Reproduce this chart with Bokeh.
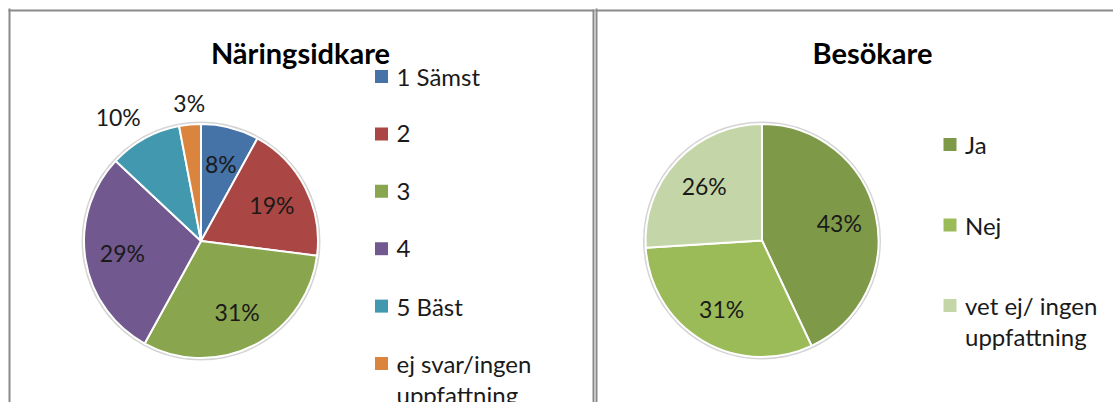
import math
from bokeh.plotting import figure
from bokeh.models import Range1d
from bokeh.core.properties import value
from bokeh.embed import file_html
from bokeh.resources import INLINE

# ---------------- data ----------------
left_title = "Näringsidkare"
left_categories = ["1 Sämst", "2", "3", "4", "5 Bäst", "ej svar/ingen\nuppfattning"]
left_values = [8, 19, 31, 29, 10, 3]
left_colors = ["#4572A7", "#AA4643", "#89A54E", "#71588F", "#4198AF", "#DB843D"]
left_label_outside = [False, False, False, False, True, True]

right_title = "Besökare"
right_categories = ["Ja", "Nej", "vet ej/ ingen\nuppfattning"]
right_values = [43, 31, 26]
right_colors = ["#7E9A48", "#9BBB59", "#C4D6A8"]
right_label_outside = [False, False, False]

# ---------------- layout ----------------
W, H = 1113, 402
FONT = value("Lato")
TXT = "#1a1a1a"

p = figure(width=W, height=H, output_backend="svg", toolbar_location=None,
           x_range=Range1d(0, W), y_range=Range1d(-H, 0),
           min_border=0, min_border_left=0, min_border_right=0,
           min_border_top=0, min_border_bottom=0)
p.axis.visible = False
p.xaxis.visible = False
p.yaxis.visible = False
p.grid.visible = False
p.outline_line_color = None
p.background_fill_color = "white"
p.border_fill_color = "white"

# panel frames
p.segment(x0=[9, 8, 593, 596, 595], y0=[-8, -10, -9, -8, -10],
          x1=[9, 594, 593, 596, 1113], y1=[-402, -10, -402, -402, -10],
          line_color="#8a8a8a", line_width=2)


def draw_pie(cx, cy, r, values, colors, outside, title, tx, categories,
             leg_x, leg_y0, leg_step):
    total = float(sum(values))
    # soft shadow ring
    p.circle(x=[cx], y=[-cy], radius=r + 2.5, fill_color="#d4d4d4",
             line_color=None)
    cum = 0.0
    starts, ends, mids = [], [], []
    for v in values:
        a0 = math.pi / 2 - 2 * math.pi * cum / total
        cum += v
        a1 = math.pi / 2 - 2 * math.pi * cum / total
        starts.append(a1)
        ends.append(a0)
        mids.append((a0 + a1) / 2)
    p.wedge(x=[cx] * len(values), y=[-cy] * len(values), radius=r,
            start_angle=starts, end_angle=ends, direction="anticlock",
            fill_color=colors, line_color="white", line_width=2)
    # labels
    for v, m, out in zip(values, mids, outside):
        txt = "%d%%" % v
        dx, dy = math.cos(m), math.sin(m)
        if not out:
            p.text(x=[cx + 0.68 * r * dx], y=[-cy + 0.68 * r * dy], text=[txt],
                   text_font=FONT, text_font_size="23px", text_color=TXT,
                   text_align="center", text_baseline="middle")
        else:
            ax, ay = cx + (r + 8) * dx, -cy + (r + 8) * dy
            align = "center" if abs(dx) < 0.3 else ("left" if dx > 0 else "right")
            base = "bottom" if dy > 0 else "top"
            p.text(x=[ax], y=[ay], text=[txt], text_font=FONT,
                   text_font_size="23px", text_color=TXT,
                   text_align=align, text_baseline=base)
    # title
    p.text(x=[tx], y=[-52], text=[title], text_font=FONT,
           text_font_size="29px", text_font_style="bold", text_color="#000000",
           text_align="center", text_baseline="middle")
    # legend
    for i, (cat, col) in enumerate(zip(categories, colors)):
        yy = leg_y0 + i * leg_step
        p.rect(x=[leg_x], y=[-yy], width=13, height=13, fill_color=col,
               line_color=None)
        for j, line in enumerate(cat.split("\n")):
            p.text(x=[leg_x + 15], y=[-(yy + j * 31)], text=[line],
                   text_font=FONT, text_font_size="24px", text_color=TXT,
                   text_align="left", text_baseline="middle")


draw_pie(200.5, 240.5, 117, left_values, left_colors, left_label_outside,
         left_title, 300, left_categories, 381, 76, 57.4)
draw_pie(761.5, 240, 116.5, right_values, right_colors, right_label_outside,
         right_title, 872, right_categories, 949.5, 144, 80.5)

open("out.html", "w").write(file_html(p, INLINE))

**Work to do:** Set down again, exactly, the lines of the material above from its first line to the one with "from bokeh.resources import INLINE", inclusive. Leave the pictures out.

**Exercise solution:**
Reproduce this chart with Bokeh.
import math
from bokeh.plotting import figure
from bokeh.models import Range1d
from bokeh.core.properties import value
from bokeh.embed import file_html
from bokeh.resources import INLINE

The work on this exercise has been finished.